New York Daily News

SNY booth turning 10

- — Martino

ATLANTA — Looking for a reminder that life races by at an alarming speed? Here’s one: On Monday, Gary Cohen, Ron Darling and Keith Hernandez will call their 10th Mets home opener together.

That’s right, SNY has completed its first decade. On Sunday, the acclaimed booth trio devoted a few minutes to reflection. First question: How long can fans expect the three broadcaste­rs to remain together?

“Ten years from now, I’ll be 71,” Hernandez said. “Hopefully, I’ll be doing the same thing. At an older age, I could scale back a little bit, but I certainly want to do this for another 10 years, minimum.”

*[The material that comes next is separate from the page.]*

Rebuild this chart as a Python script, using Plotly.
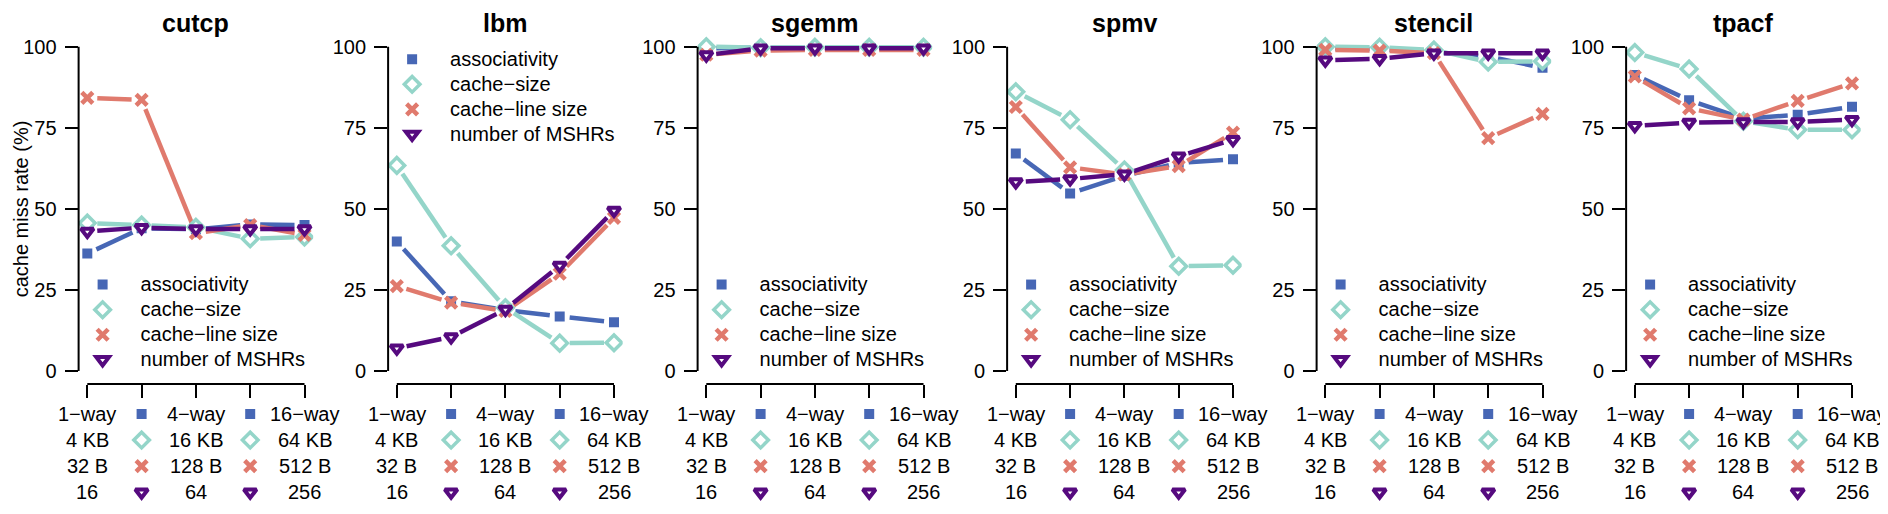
import plotly.graph_objects as go

# ---------------- data ----------------
benchmarks = ["cutcp", "lbm", "sgemm", "spmv", "stencil", "tpacf"]
series_names = ["associativity", "cache\u2212size", "cache\u2212line size", "number of MSHRs"]
positions = [1, 2, 3, 4, 5]

associativity = [
    [36.2, 44.0, 43.7, 45.2, 45.0],
    [39.9, 21.5, 18.8, 16.8, 15.0],
    [99.5, 99.7, 99.7, 99.7, 99.7],
    [67.1, 54.7, 60.2, 64.2, 65.3],
    [99.5, 99.2, 98.3, 97.0, 93.5],
    [91.3, 83.5, 77.8, 79.0, 81.5],
]
cache_size = [
    [45.6, 45.0, 44.3, 40.8, 41.3],
    [63.4, 38.6, 19.5, 8.6, 8.7],
    [100.0, 99.7, 99.8, 99.8, 99.8],
    [86.1, 77.5, 62.0, 32.3, 32.6],
    [100.0, 99.8, 99.0, 95.3, 95.5],
    [98.2, 93.1, 77.0, 74.4, 74.4],
]
cache_line_size = [
    [84.2, 83.6, 42.5, 45.0, 42.0],
    [26.2, 21.1, 18.5, 30.0, 47.2],
    [97.5, 98.8, 99.0, 99.0, 99.0],
    [81.4, 62.8, 60.6, 63.2, 73.5],
    [99.0, 98.8, 98.0, 71.8, 79.3],
    [90.8, 81.0, 77.5, 83.3, 88.7],
]
num_mshrs = [
    [43.0, 44.2, 43.8, 43.8, 43.8],
    [7.0, 10.5, 19.0, 32.5, 49.5],
    [97.4, 99.5, 99.5, 99.5, 99.5],
    [58.3, 59.2, 60.7, 66.2, 71.3],
    [95.8, 96.3, 98.0, 98.0, 98.0],
    [75.6, 76.6, 76.8, 76.8, 77.5],
]

labels_assoc = ["1\u2212way", "4\u2212way", "16\u2212way"]
labels_size = ["4 KB", "16 KB", "64 KB"]
labels_line = ["32 B", "128 B", "512 B"]
labels_mshr = ["16", "64", "256"]

y_ticks = [0, 25, 50, 75, 100]
y_title = "cache miss rate (%)"

# ---------------- style / geometry ----------------
PAGE_W, PAGE_H = 1888, 514
OFF = 8                      # default page body margin
W, H = PAGE_W - OFF, PAGE_H - OFF
FONT = "Liberation Sans, Arial, Helvetica, sans-serif"
colors = ["#4767B5", "#94D5C9", "#E07A6D", "#560A7F"]
legend_top = [False, True, False, False, False, False]


def fx(p):  # page pixel x -> paper fraction
    return (p - OFF) / W


def fy(p):  # page pixel y -> paper fraction
    return 1 - (p - OFF) / H


first_tick_px0 = 87.3
panel_step_px = 309.5
unit_px = 54.3
x_range = [0.84, 5.16]
y_range = [-4, 104]
plot_top_px, plot_bot_px = 33.7, 384.0
y_px_per_unit = (plot_bot_px - plot_top_px) / (y_range[1] - y_range[0])
gap_px = 10.0

row_first_px = 414.0
row_step_px = 26.1


def marker_style(k):
    if k == 0:
        return dict(symbol="square", size=10, color=colors[0], line=dict(width=0))
    if k == 1:
        return dict(symbol="diamond", size=12, color="white", line=dict(color=colors[1], width=3.5))
    if k == 2:
        return dict(symbol="x-thin", size=11, color=colors[2], line=dict(color=colors[2], width=4.5))
    return dict(symbol="triangle-down", size=11, color="white", line=dict(color=colors[3], width=4))


def gapped(xs, ys):
    """R type='b' style: line segments stop short of each point."""
    gx, gy = [], []
    for j in range(len(xs) - 1):
        dxp = (xs[j + 1] - xs[j]) * unit_px
        dyp = (ys[j + 1] - ys[j]) * y_px_per_unit
        L = (dxp ** 2 + dyp ** 2) ** 0.5
        if L <= 2 * gap_px:
            continue
        f = gap_px / L
        gx += [xs[j] + f * (xs[j + 1] - xs[j]), xs[j + 1] - f * (xs[j + 1] - xs[j]), None]
        gy += [ys[j] + f * (ys[j + 1] - ys[j]), ys[j + 1] - f * (ys[j + 1] - ys[j]), None]
    return gx, gy


all_series = [associativity, cache_size, cache_line_size, num_mshrs]
row_labels = [labels_assoc, labels_size, labels_line, labels_mshr]

fig = go.Figure()
layout = dict(
    width=W, height=H,
    margin=dict(l=0, r=0, t=0, b=0),
    paper_bgcolor="white", plot_bgcolor="white",
    font=dict(family=FONT, size=20, color="black"),
    showlegend=True,
)
annotations = []
shapes = []

row_dom = [fy(row_first_px + 3.5 * row_step_px), fy(row_first_px - 0.5 * row_step_px)]

for i, bench in enumerate(benchmarks):
    n = i + 1
    xa = "x" if n == 1 else f"x{n}"
    ya = "y" if n == 1 else f"y{n}"
    yr = f"y{n + 6}"
    lg = "legend" if n == 1 else f"legend{n}"
    first_tick = first_tick_px0 + panel_step_px * i
    dl = first_tick - (1 - x_range[0]) * unit_px
    dr = first_tick + (x_range[1] - 1) * unit_px

    layout["xaxis" if n == 1 else f"xaxis{n}"] = dict(
        domain=[fx(dl), fx(dr)], range=x_range, anchor=ya,
        showgrid=False, zeroline=False, showline=False,
        tickmode="array", tickvals=positions, showticklabels=False,
        ticks="outside", ticklen=13, tickwidth=2, tickcolor="black",
    )
    layout["yaxis" if n == 1 else f"yaxis{n}"] = dict(
        domain=[fy(plot_bot_px), fy(plot_top_px)], range=y_range, anchor=xa,
        showgrid=False, zeroline=False, showline=False,
        tickmode="array", tickvals=y_ticks, ticktext=[str(v) for v in y_ticks],
        ticks="outside", ticklen=13, tickwidth=2, tickcolor="black",
        tickfont=dict(family=FONT, size=20, color="black"),
        ticklabelstandoff=4,
    )
    # hidden axis holding the 4 rows of x-tick labels
    layout[f"yaxis{n + 6}"] = dict(domain=row_dom, range=[3.5, -0.5], anchor=xa, visible=False,
                                   showgrid=False, zeroline=False)

    # R-style axis lines spanning only the tick range
    shapes.append(dict(type="line", xref=xa, yref=f"{ya} domain", x0=positions[0], x1=positions[-1],
                       y0=0, y1=0, line=dict(color="black", width=2)))
    shapes.append(dict(type="line", xref=f"{xa} domain", yref=ya, x0=0, x1=0,
                       y0=y_ticks[0], y1=y_ticks[-1], line=dict(color="black", width=2)))

    # data
    for k, ser in enumerate(all_series):
        gx, gy = gapped(positions, ser[i])
        fig.add_trace(go.Scatter(x=gx, y=gy, xaxis=xa, yaxis=ya, mode="lines",
                                 line=dict(color=colors[k], width=4.5),
                                 showlegend=False, hoverinfo="skip"))
    for k, ser in enumerate(all_series):
        fig.add_trace(go.Scatter(x=positions, y=ser[i], xaxis=xa, yaxis=ya, mode="markers",
                                 marker=marker_style(k), showlegend=False, name=series_names[k]))

    # marker symbols in the tick-label rows (also serve as legend entries)
    for k in range(4):
        fig.add_trace(go.Scatter(x=[positions[1], positions[3]], y=[k, k], xaxis=xa, yaxis=yr,
                                 mode="markers", marker=marker_style(k),
                                 name=f'<span style="font-size:20px">{series_names[k]}</span>',
                                 legend=lg, showlegend=True, hoverinfo="skip"))
        for c, lab in enumerate(row_labels[k]):
            annotations.append(dict(text=lab, xref=xa, yref=yr, x=positions[2 * c], y=k,
                                    xanchor="center", yanchor="middle", showarrow=False,
                                    font=dict(family=FONT, size=20, color="black")))

    # legend inside the panel
    cy = 97.2 if legend_top[i] else 322.5
    layout[lg] = dict(
        x=fx(dl + 24 - 38), xanchor="left",
        y=fy(cy), yanchor="middle",
        bgcolor="rgba(0,0,0,0)", borderwidth=0,
        font=dict(family=FONT, size=17, color="black"),
        itemwidth=66, tracegroupgap=0, traceorder="normal",
        itemclick=False, itemdoubleclick=False,
    )

    # panel title
    annotations.append(dict(text=f"<b>{bench}</b>", xref="paper", yref="paper",
                            x=fx((dl + dr) / 2), y=fy(23), xanchor="center", yanchor="middle",
                            showarrow=False, font=dict(family=FONT, size=25, color="black")))

annotations.append(dict(text=y_title, xref="paper", yref="paper", x=fx(20.5),
                        y=fy((plot_top_px + plot_bot_px) / 2), textangle=-90,
                        xanchor="center", yanchor="middle", showarrow=False,
                        font=dict(family=FONT, size=20, color="black")))

layout["annotations"] = annotations
layout["shapes"] = shapes
fig.update_layout(**layout)
fig.write_html("out.html")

“I’ll be here as long as they’ll have me,” said Cohen, 56. “If it ever stopped being fun, then that’s different. But I’ve been doing this 27 years with the Mets, and it hasn’t stopped being fun yet.”

And Darling, 54, who has added to his load in recent years with TBS and MLB Network jobs, is enjoying the life more than he expected.

“If you had asked me five years ago if I’d be in this job another 10 years, I’d have said absolutely not,” he said. “But now, I certainly see it as a possibilit­y. After you do something 10 years with people you like and respect, with the friendship­s you make, you could see doing it another 10 years.”

What would each be doing with his life, had SNY never existed? Cohen’s answer is simple — he would still be broadcasti­ng Mets games on radio.

“I’m a radio guy doing TV,” he says. “That’s how my brain works.”

It is possible that neither Darling nor Hernandez would be involved in baseball, if not for TV. They certainly wouldn’t be coaching, as many fans have wondered over the years. Hernandez dabbled, but lasted just half a summer at extended spring training in Port St. Lucie.

“Extended spring training is the salt mines,” he said. “It just wasn’t for me, that’s all there was to it.

“I just really didn’t want to go back to the minor leagues, and the buses again.

“My dream was to go to graduate school, teach, do something academic,” Darling said. “I just don’t have the patience it takes to coach young men.”

Instead, he found a vocation that fits, as have his two longtime partners.

“If for some reason we weren’t here, we’d still be watching baseball games,” Cohen said. “And talking to ourselves.”